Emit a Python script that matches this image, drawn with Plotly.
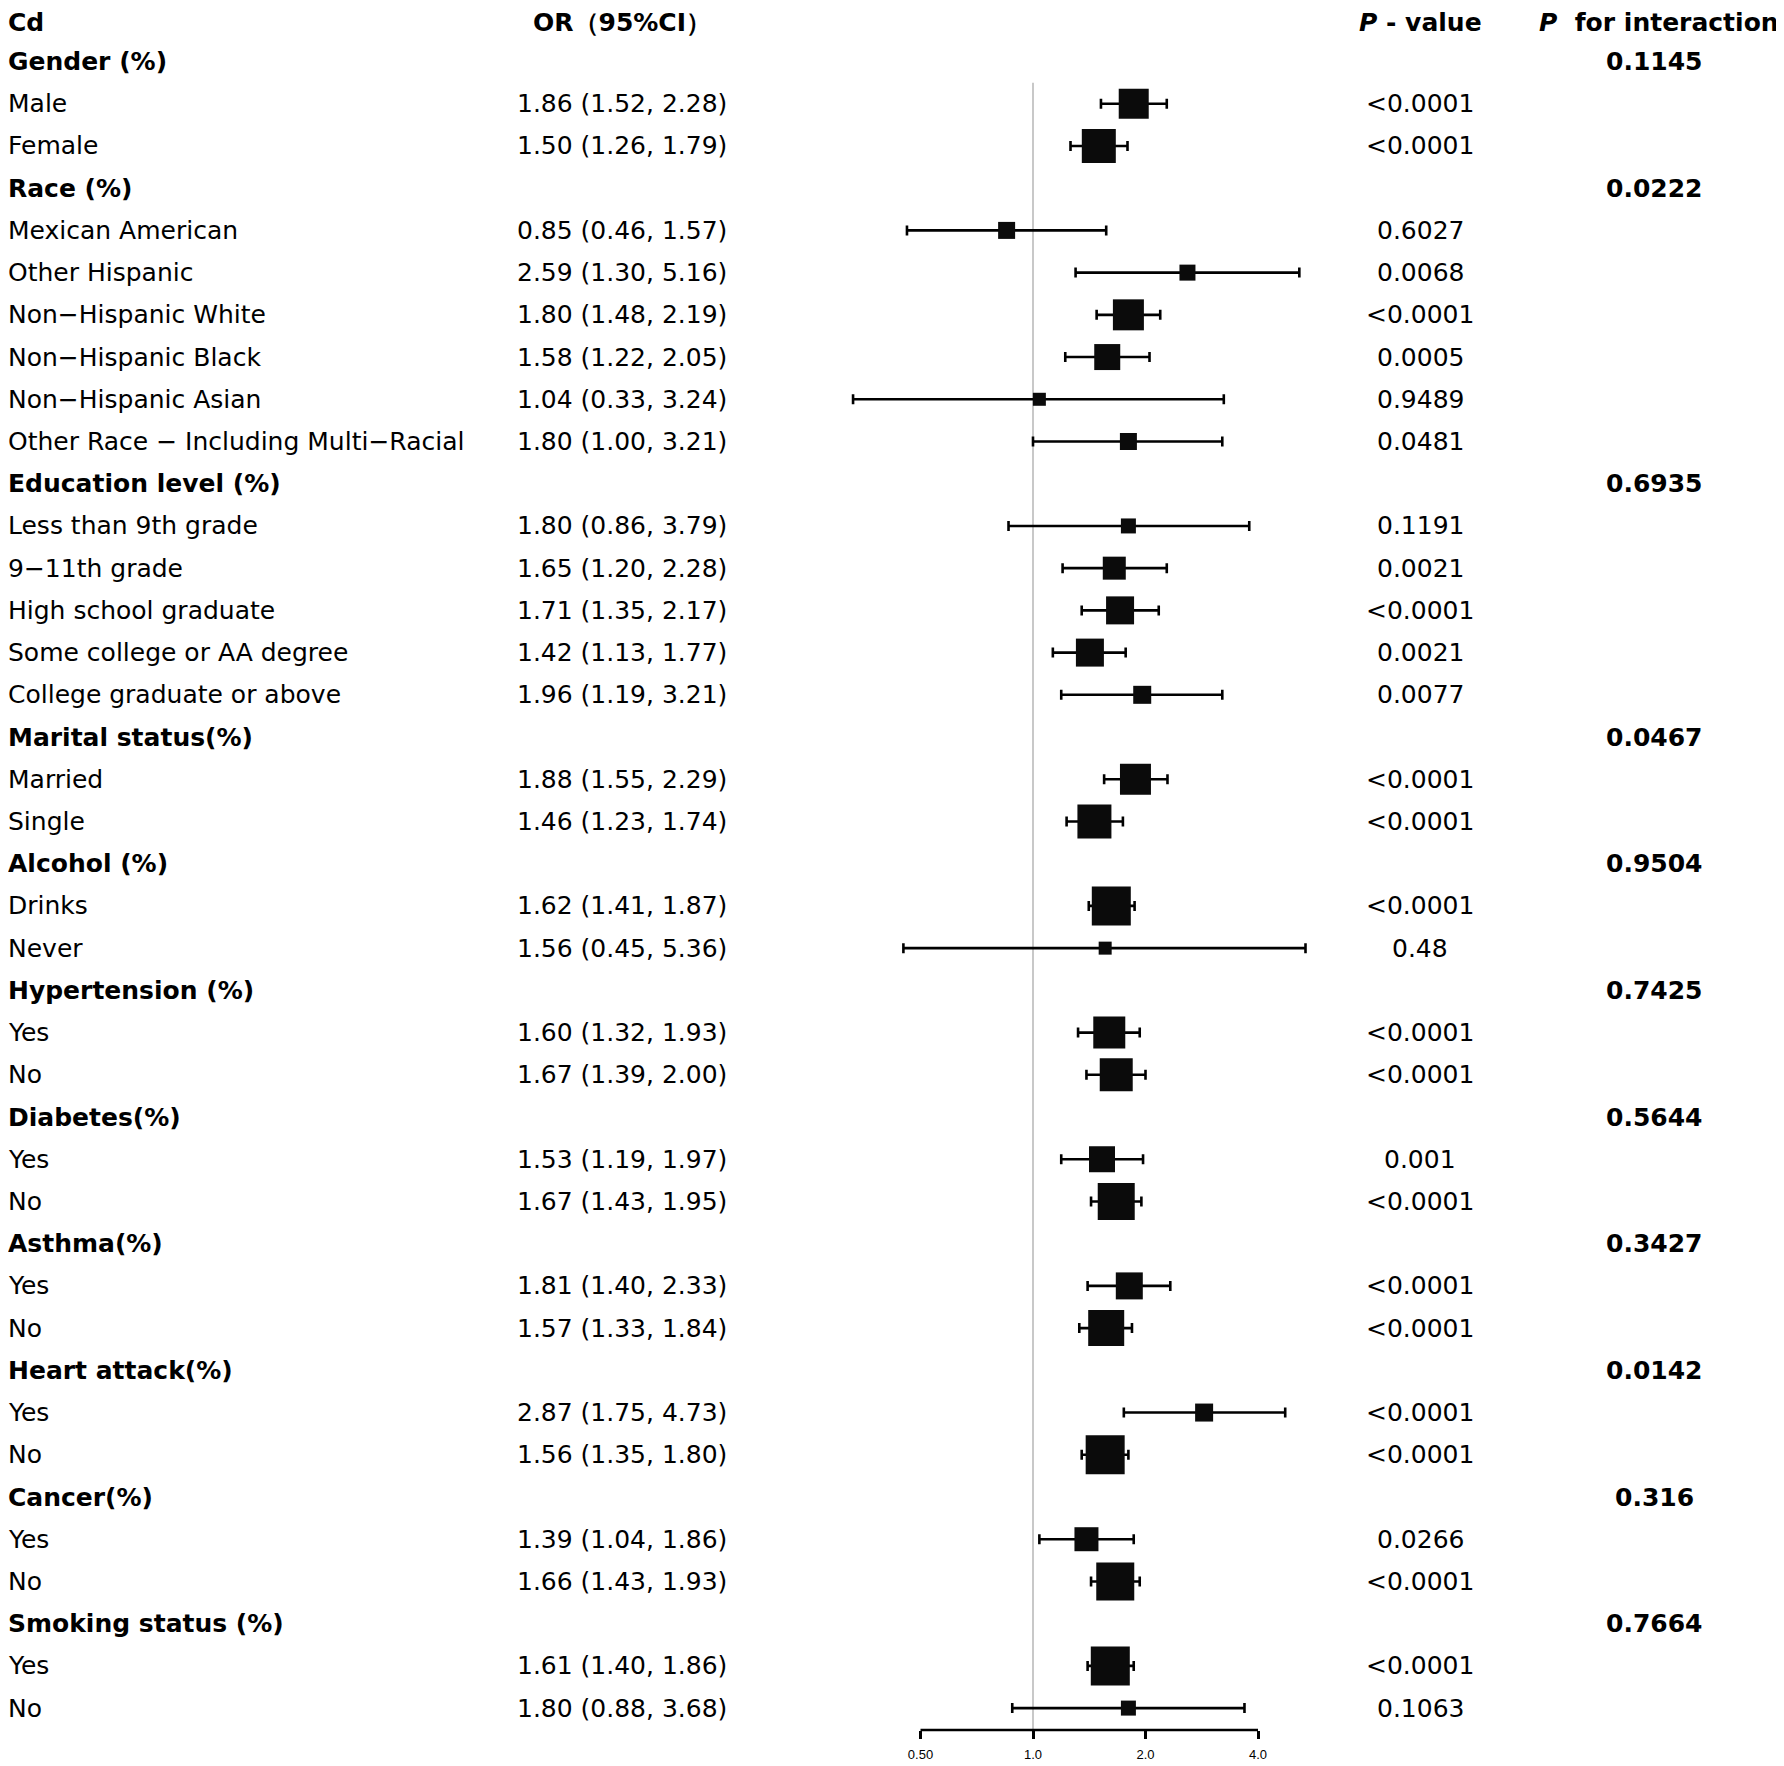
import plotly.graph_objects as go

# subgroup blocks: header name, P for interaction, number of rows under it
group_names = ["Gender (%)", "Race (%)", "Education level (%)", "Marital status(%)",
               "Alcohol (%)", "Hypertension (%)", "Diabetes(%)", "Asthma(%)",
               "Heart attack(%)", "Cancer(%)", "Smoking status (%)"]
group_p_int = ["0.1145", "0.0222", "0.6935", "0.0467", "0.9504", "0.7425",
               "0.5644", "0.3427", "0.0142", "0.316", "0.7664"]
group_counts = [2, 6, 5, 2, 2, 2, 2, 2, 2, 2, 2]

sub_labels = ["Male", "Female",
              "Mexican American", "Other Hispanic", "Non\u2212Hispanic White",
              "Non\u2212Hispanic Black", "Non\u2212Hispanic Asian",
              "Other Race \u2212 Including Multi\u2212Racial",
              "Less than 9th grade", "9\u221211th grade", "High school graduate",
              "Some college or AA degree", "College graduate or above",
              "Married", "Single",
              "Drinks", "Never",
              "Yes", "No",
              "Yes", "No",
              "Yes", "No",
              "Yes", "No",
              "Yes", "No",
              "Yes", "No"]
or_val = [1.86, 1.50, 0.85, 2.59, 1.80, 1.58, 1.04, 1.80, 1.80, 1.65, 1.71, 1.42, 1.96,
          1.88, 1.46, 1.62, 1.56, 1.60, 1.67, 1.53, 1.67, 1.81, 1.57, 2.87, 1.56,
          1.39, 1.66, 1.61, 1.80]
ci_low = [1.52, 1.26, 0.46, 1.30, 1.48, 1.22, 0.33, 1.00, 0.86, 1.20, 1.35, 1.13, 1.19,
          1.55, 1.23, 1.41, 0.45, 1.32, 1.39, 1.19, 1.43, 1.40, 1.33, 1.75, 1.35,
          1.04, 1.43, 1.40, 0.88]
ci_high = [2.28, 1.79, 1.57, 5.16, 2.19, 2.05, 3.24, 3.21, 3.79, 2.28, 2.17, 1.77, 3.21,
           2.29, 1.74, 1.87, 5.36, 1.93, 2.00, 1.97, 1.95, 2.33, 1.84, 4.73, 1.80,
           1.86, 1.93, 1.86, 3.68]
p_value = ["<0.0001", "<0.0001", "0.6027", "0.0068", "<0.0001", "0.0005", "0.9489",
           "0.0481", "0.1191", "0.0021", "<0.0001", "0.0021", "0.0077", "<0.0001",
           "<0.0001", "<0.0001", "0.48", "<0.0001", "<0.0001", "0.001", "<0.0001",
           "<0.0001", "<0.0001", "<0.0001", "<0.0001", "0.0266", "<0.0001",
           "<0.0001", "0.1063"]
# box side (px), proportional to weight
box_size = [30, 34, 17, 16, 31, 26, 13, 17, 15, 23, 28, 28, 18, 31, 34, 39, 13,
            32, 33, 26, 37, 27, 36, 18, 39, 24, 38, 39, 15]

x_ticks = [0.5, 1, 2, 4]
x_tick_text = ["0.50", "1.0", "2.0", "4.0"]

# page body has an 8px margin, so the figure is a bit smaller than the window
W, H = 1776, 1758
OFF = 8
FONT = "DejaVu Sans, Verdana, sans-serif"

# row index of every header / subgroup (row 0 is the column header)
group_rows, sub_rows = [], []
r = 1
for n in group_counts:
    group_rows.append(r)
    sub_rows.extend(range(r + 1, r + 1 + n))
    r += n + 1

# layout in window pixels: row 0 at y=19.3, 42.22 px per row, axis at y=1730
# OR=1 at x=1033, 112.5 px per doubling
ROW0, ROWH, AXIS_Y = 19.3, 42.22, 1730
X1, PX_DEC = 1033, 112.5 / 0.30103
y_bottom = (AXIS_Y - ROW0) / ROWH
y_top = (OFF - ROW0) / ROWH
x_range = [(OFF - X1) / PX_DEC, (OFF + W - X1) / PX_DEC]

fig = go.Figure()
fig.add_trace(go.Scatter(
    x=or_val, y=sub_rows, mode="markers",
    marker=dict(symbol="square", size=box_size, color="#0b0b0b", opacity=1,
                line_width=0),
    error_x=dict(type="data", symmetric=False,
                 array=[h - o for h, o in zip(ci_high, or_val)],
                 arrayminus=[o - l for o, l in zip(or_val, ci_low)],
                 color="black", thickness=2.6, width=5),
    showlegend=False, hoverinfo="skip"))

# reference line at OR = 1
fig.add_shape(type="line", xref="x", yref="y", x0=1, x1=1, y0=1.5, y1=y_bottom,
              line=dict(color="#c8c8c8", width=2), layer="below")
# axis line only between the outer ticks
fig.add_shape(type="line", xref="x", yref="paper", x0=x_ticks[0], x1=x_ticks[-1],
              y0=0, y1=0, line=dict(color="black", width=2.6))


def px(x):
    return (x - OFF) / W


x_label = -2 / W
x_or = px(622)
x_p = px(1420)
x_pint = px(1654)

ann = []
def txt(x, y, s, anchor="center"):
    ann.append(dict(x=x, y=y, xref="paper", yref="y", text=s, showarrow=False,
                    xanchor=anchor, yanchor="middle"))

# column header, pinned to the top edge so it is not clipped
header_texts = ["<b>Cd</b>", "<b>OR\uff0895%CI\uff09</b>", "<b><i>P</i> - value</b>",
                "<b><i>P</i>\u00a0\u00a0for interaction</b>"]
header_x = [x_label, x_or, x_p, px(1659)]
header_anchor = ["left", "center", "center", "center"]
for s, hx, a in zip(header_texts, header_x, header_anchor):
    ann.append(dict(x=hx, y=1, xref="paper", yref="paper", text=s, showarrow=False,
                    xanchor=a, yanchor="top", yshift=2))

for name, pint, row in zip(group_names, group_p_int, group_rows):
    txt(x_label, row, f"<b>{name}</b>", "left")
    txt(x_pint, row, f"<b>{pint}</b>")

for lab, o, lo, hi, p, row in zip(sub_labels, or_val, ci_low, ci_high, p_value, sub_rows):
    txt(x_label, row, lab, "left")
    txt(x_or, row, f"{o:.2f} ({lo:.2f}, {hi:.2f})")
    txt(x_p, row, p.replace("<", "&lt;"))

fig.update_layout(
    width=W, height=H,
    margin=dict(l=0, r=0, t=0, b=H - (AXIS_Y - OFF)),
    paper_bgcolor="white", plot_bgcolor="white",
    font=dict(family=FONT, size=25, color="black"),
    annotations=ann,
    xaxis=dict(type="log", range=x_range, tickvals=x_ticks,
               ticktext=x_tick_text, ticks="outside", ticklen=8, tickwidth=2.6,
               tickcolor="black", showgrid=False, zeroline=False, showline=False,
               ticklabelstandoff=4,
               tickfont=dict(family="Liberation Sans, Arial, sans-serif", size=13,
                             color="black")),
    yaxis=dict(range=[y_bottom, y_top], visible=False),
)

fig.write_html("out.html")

THE PROBLEM -
Would you reproduce the lines above, from the very first through the line containing "import plotly.graph_objects as go", exactly and without the pictures?

REPLY -
Emit a Python script that matches this image, drawn with Plotly.
import plotly.graph_objects as go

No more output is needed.